The Challenge of X-Propagation

X-values, often referred to as "unknowns," are one of the most challenging aspects of digital circuit simulation, especially in low-power designs. X-values can arise from various sources, such as uninitialized flip-flops, unconnected inputs, and asynchronous or glitch-prone signals. Understanding the significance of X-values is crucial for achieving verification closure in low-power simulations.

• X-Values and Their Impact: X-values are neither '0' nor '1'; they represent uncertainty in the digital state of a signal. If not handled correctly, X-values can lead to erroneous simulation results and potentially mask real design issues.
• Propagation of X-Values: X-values can propagate through the circuit, creating a ripple effect that may cause unexpected behavior. This propagation is often challenging to trace, making it a significant concern in low-power design verification.

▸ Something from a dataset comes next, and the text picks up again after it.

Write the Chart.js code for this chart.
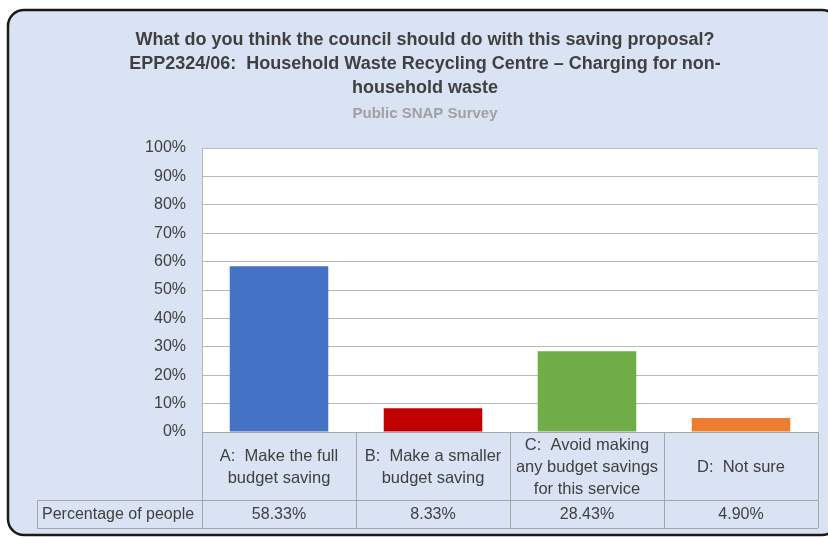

Low-Power Design Techniques

To achieve low-power objectives, designers employ various techniques that can introduce X-values into the circuit. Some of the most common low-power design techniques include:

• Clock Gating: Clock gating involves disabling clock signals to specific circuit elements when they are not needed. However, improper implementation can introduce X-values during clock domain crossing.
• Power Gating/Power Shut Off: Power gating or power shut off (PSO) allows entire blocks or subsystems to be turned off when not in use. This can introduce X-values when transitioning between power states.
• Voltage Scaling: Changing the supply voltage of a circuit can lead to issues related to X-values, especially when signals cross voltage domains.

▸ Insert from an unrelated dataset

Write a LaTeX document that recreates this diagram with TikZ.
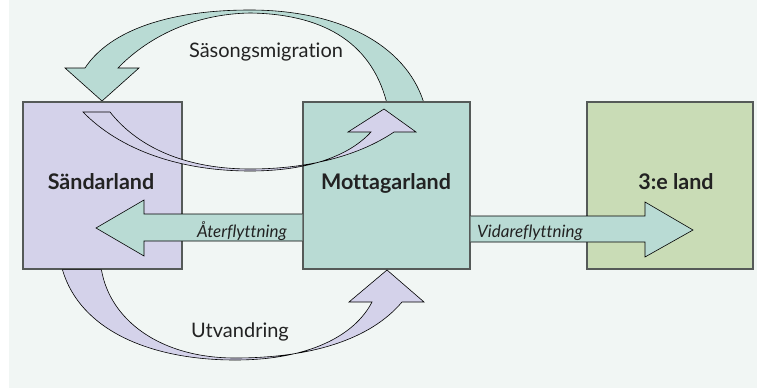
\documentclass[tikz,border=0pt]{standalone}
\usepackage{fontspec}
\setmainfont{Lato}[Ligatures=NoCommon]
\usetikzlibrary{calc}
\definecolor{bgcol}{HTML}{F1F6F4}
\definecolor{sendcol}{HTML}{D4D2EA}
\definecolor{recvcol}{HTML}{B9DBD4}
\definecolor{thirdcol}{HTML}{C9DCB6}
\definecolor{boxline}{HTML}{555A58}
\definecolor{txtcol}{HTML}{222222}
\tikzset{
  land/.style={draw=boxline, line width=1.2pt, inner sep=0pt, minimum height=167pt},
  landtxt/.style={anchor=base, inner sep=0pt, text=txtcol, font=\fontsize{21.5}{23}\selectfont\bfseries},
  migrtxt/.style={anchor=base, inner sep=0pt, text=txtcol, font=\fontsize{20}{22}\selectfont},
  flowtxt/.style={anchor=base, inner sep=0pt, text=txtcol, font=\fontsize{17}{19}\selectfont\itshape},
  bigarrow/.style={draw=black, line width=0.6pt, line join=miter}
}
\begin{document}
\begin{tikzpicture}[x=1pt,y=-1pt]
\useasboundingbox (0,0) rectangle (757,388);
\fill[bgcol] (9,0) rectangle (757,388);
% Saesongsmigration, behind the boxes
\node[land, fill=recvcol, minimum width=167pt] (recv) at (386.5,185.5){};
\filldraw[bigarrow, fill=recvcol] ($(recv.north west)+(121,0)$) .. controls (405,45) and (340,10) .. (250,10)
  .. controls (170,10) and (110,30) .. (85,68) -- (65,68) -- (102,101) -- (139,68) -- (118,68)
  .. controls (145,40) and (190,14) .. (250,13) .. controls (320,14) and (370,40) .. ($(recv.north west)+(84,0)$) -- cycle;
\node[land, fill=recvcol, minimum width=167pt] at (recv){};
\node[land, fill=sendcol, minimum width=159pt] (send) at (102.5,185.5){};
\node[land, fill=thirdcol, minimum width=166pt] (third) at (670,185.5){};
\node[landtxt] (sendtxt) at (101,189){Sändarland};
\node[landtxt] (recvtxt) at (386,189){Mottagarland};
\node[landtxt] (thirdtxt) at (676,189){3:e land};
% Aaterflyttning
\fill[recvcol] ($(recv.west)+(0,28.5)$) -- (144,214) -- (144,200) -- (96,228) -- (144,256) -- (144,241) -- ($(recv.west)+(0,55.5)$) -- cycle;
\draw[bigarrow] ($(recv.west)+(0,28.5)$) -- (144,214) -- (144,200) -- (96,228) -- (144,256) -- (144,241) -- ($(recv.west)+(0,55.5)$);
\node[flowtxt, anchor=base east] (backtxt) at (287,237){Återflyttning};
% Vidareflyttning
\fill[recvcol] ($(recv.east)+(0,30.5)$) -- (645,216) -- (645,202) -- (693,230) -- (645,257) -- (645,242) -- ($(recv.east)+(0,56.5)$) -- cycle;
\draw[bigarrow] ($(recv.east)+(0,30.5)$) -- (645,216) -- (645,202) -- (693,230) -- (645,257) -- (645,242) -- ($(recv.east)+(0,56.5)$);
\node[flowtxt, anchor=base west] (fwdtxt) at (477,237){Vidareflyttning};
% Saesongsmigration, return leg
\filldraw[bigarrow, fill=sendcol] (83,112) .. controls (120,150) and (180,171) .. (250,171)
  .. controls (310,171) and (350,155) .. (371,132) -- (348,132) -- (384,109) -- (416,132) -- (394,132)
  .. controls (360,155) and (310,169) .. (250,169) .. controls (190,169) and (140,150) .. (110,112) -- cycle;
% Utvandring
\filldraw[bigarrow, fill=sendcol] ($(send.south west)+(40,0)$) .. controls (80,330) and (150,360) .. (235,360)
  .. controls (310,360) and (355,335) .. (372,302) -- (349,302) -- (387,270) -- (424,302) -- (402,302)
  .. controls (370,340) and (310,358) .. (235,358) .. controls (160,358) and (110,320) .. ($(send.south west)+(79,0)$) -- cycle;
\node[migrtxt] (seasontxt) at (266,57){Säsongsmigration};
\node[migrtxt] (emigtxt) at (240,337){Utvandring};
\end{tikzpicture}
\end{document}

Role of X-Propagation in Low-Power Verification

Now, let's dive into why running X-propagation analysis is crucial for achieving verification closure in low-power designs.

• Error Detection: X-propagation analysis helps detect potential issues caused by X-values early in the design process. Identifying and addressing these issues in the verification phase is significantly more cost-effective than discovering them in Gate-level Simulations (GLS) or in silicon.
• Accurate Power Estimation: Accurate power estimation is vital for low-power design. X-propagation analysis ensures that power consumption calculations account for all possible states, leading to more precise power estimates.
• Bug Identification: X-propagation analysis can uncover hidden bugs that might not be apparent in regular simulations. By simulating various power states and transitions, it exposes vulnerabilities that could lead to incorrect behavior in the field.
• Enhanced Functional Verification: Traditional simulation techniques might miss corner-case scenarios where X-values play a crucial role. X-propagation analysis provides a comprehensive view of the design's behavior, enhancing functional verification.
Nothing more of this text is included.